Pray forgive me, I am sure I must have said rather more than I ought.1 A friend was with me when your letter came; I send it to him and he said "If you grant Mr Wallace his facts-- and you do not deny them-- he is perfectly right and your answer does not meet him at all. He tells you that you are engaged on certain investigations in which your opinions must be [surely] altered if you accept his [[2]] facts-- you admit this yourself-- you do not deny his facts-- and say that you do not care-- this is childish."

The only place in which he said you were not so right was about Handel, for he said "Handel’s music is a more universally accepted fact in respect to music in general than Spiritualism in respect of the other facts which you are dealing with."

I admitted the truth of what he said; and I feel therefore that an apology is due to you, which pray understand me as making without [[3]] reserve.

I have read the further part of the book you so kindly for[warde]d me,2 and shall read every word of it-- I admire the force and clearness with which it is written, every word of it impressing one that it is written by one who understands his own meaning and wishes other to understand it-- but I cannot pretend that it has kindled in me that inward motion to see and hear more without which you & I both know no good can come if any investigation. If this is that spiritual world independent of matter, which you believe in, a day may come when something will happen to me which will kindle in a [[4]] [1 word illegible] the right spirit of saying: no one will follow it up more promptly or persistently when it is assured-- If that time never comes, it must be taken as a sign that I am not one of those for whom that cause would grow[?].

Hoping you will forgive me for any [1 word illegible] that I fear I have been guilty of--

Believe me | Y[ou]rs. very truly, | S[amuel]. Butler3 [signature]

ENDNOTES

1. This is regarding a previous letter: Samuel Butler to Alfred Russel Wallace, 24 May 1879, WCP4770_L5146.

2. Alfred Russel Wallace, On Miracles and Modem Spiritualism: Three Essays (London: James Burns, 1875).
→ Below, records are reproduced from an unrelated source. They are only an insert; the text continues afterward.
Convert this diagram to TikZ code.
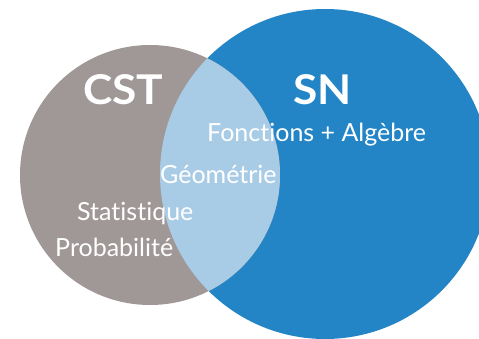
\documentclass[tikz,border=0pt]{standalone}
\usepackage{fontspec}
\setmainfont{Lato}[Ligatures={NoCommon,NoDiscretionary,NoContextual}]
\definecolor{cstgrey}{HTML}{A09797}
\definecolor{snblue}{HTML}{2385C6}
\definecolor{lensblue}{HTML}{A9CCE6}
\tikzset{
  lbl/.style={anchor=base west, inner sep=0pt, text=white, font=\fontsize{25}{25}\selectfont},
  title/.style={anchor=base west, inner sep=0pt, text=white, font=\bfseries\fontsize{41}{41}\selectfont},
}
\begin{document}
\begin{tikzpicture}[x=1pt,y=-1pt]
\useasboundingbox (0,0) rectangle (479,339);
\begin{scope}
\clip (0,0) rectangle (479,339);
\fill[snblue] (325,174) circle[radius=165];
\fill[cstgrey] (150,175) circle[radius=130];
\begin{scope}
\clip (150,175) circle[radius=130];
\fill[lensblue] (325,174) circle[radius=165];
\end{scope}
\end{scope}
\node[title] (cst) at (83,105) {\scalebox{1.08}[1]{CST}};
\node[title] (sn) at (293,105) {\scalebox{1.08}[1]{SN}};
\node[lbl] (fa) at (207,142) {Fonctions + Algèbre};
\node[lbl] (geo) at (160,184) {Géométrie};
\node[lbl] (stat) at (77,220) {Statistique};
\node[lbl] (prob) at (55,256) {Probabilité};
\end{tikzpicture}
\end{document}
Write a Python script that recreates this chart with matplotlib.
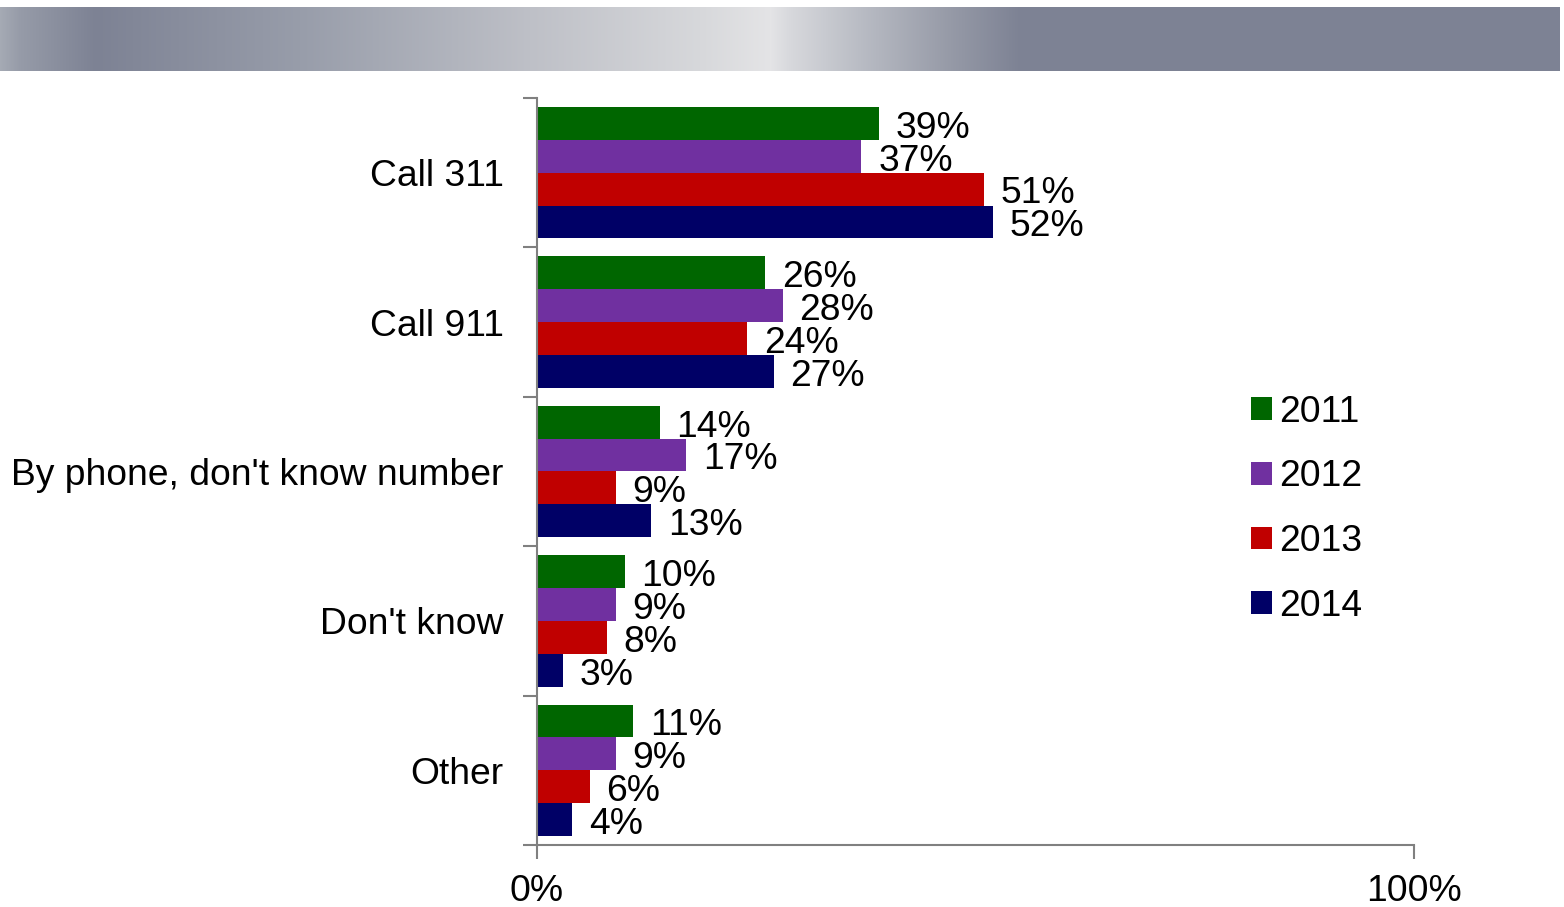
import numpy as np
import matplotlib
matplotlib.use("Agg")
import matplotlib.pyplot as plt
import matplotlib.patheffects as pe
from matplotlib.ticker import FixedLocator, NullFormatter

plt.rcParams['font.family'] = ['Liberation Sans', 'DejaVu Sans']

categories = ["Call 311", "Call 911", "By phone, don't know number", "Don't know", "Other"]
years = ["2011", "2012", "2013", "2014"]
values = {
    "2011": [39, 26, 14, 10, 11],
    "2012": [37, 28, 17, 9, 9],
    "2013": [51, 24, 9, 8, 6],
    "2014": [52, 27, 13, 3, 4],
}
colors = {"2011": "#006600", "2012": "#7030A0", "2013": "#C00000", "2014": "#000066"}
x_tick_labels = ["0%", "100%"]

FS = 26.8
W, H = 1564, 907
fig = plt.figure(figsize=(W / 100, H / 100), dpi=100)

# Header band with a horizontal grey gradient
band = fig.add_axes([0, 1 - 71 / H, 1560 / W, 64 / H])
stops_x = [0, 20, 95, 300, 530, 700, 770, 790, 860, 950, 1020, 1560]
stops_c = [(165, 170, 180), (150, 155, 168), (125, 130, 148), (152, 157, 170),
           (190, 192, 199), (215, 216, 219), (228, 228, 230), (215, 216, 220),
           (185, 188, 196), (150, 154, 167), (125, 130, 148), (125, 130, 148)]
xs = np.arange(1560)
grad = np.stack([np.interp(xs, stops_x, [c[i] for c in stops_c]) for i in range(3)], axis=-1) / 255
band.imshow(grad[None, :, :], aspect='auto', extent=[0, 1, 0, 1])
band.set_axis_off()

ax = fig.add_axes([537 / W, 1 - 845 / H, (1414 - 537) / W, (845 - 98) / H])

n_cat = len(categories)
bar_h = 0.22
y_centers = np.arange(n_cat)
shadow = [pe.SimplePatchShadow(offset=(3, -3), shadow_rgbFace='#808080', alpha=0.4), pe.Normal()]

for j, yr in enumerate(years):
    ys = y_centers + (j - 1.5) * bar_h
    bars = ax.barh(ys, values[yr], height=bar_h, color=colors[yr], label=yr, zorder=2)
    for b in bars:
        b.set_path_effects(shadow)
    for y, v in zip(ys, values[yr]):
        ax.annotate(f"{v}%", xy=(v, y), xytext=(12, -3.5), textcoords='offset points',
                    ha='left', va='center', fontsize=FS, color='black', zorder=3)

ax.set_xlim(0, 100)
ax.set_ylim(n_cat - 0.5, -0.5)

for side in ['top', 'right']:
    ax.spines[side].set_visible(False)
for side in ['left', 'bottom']:
    ax.spines[side].set_color('#808080')
    ax.spines[side].set_linewidth(1.5)

ax.set_yticks(y_centers)
ax.set_yticklabels(categories, fontsize=FS)
ax.tick_params(axis='y', which='major', length=0, pad=24)
ax.yaxis.set_minor_locator(FixedLocator(np.arange(-0.5, n_cat, 1.0)))
ax.yaxis.set_minor_formatter(NullFormatter())
ax.tick_params(axis='y', which='minor', length=10, width=1.5, color='#808080', direction='out')

ax.set_xticks([0, 100])
ax.set_xticklabels(x_tick_labels, fontsize=FS)
ax.tick_params(axis='x', length=10, width=1.5, color='#808080', direction='out', pad=11)

handles, labels = ax.get_legend_handles_labels()
for h in handles:
    for p in h.patches:
        p.set_path_effects([])
leg = ax.legend(handles, labels, loc='upper left',
                bbox_to_anchor=((1236 - 537) / (1414 - 537), (845 - 380) / (845 - 98)),
                frameon=False, fontsize=FS, handlelength=0.56, handleheight=0.56,
                handletextpad=0.2, labelspacing=0.795, borderaxespad=0)

fig.savefig("out.png", dpi=100)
3. Samuel Butler (1835-1902). English writer and artist. After originally considering ordination he decided against it and emigrated to New Zealand in 1859. In 1864 he returned to England and settled in rooms in 15 Clifford’s Inn, Fleet Street in London where he spent the rest of his life. He is most famous for his posthumously published novel The Way of All Flesh (1903) and his anonymously published Utopian Erewhon; or, Over the Range (1872) which in fact made his name. He was also interested in evolution and Darwinism. In 1878 he published Life and Habit (it was republished in 1890 and again by Cambridge University Press in 2009). This was Butler’s first book on evolution. He would later publish Evolution, Old and New (1879), Unconscious Memory (1880) and Luck or Cunning (1887).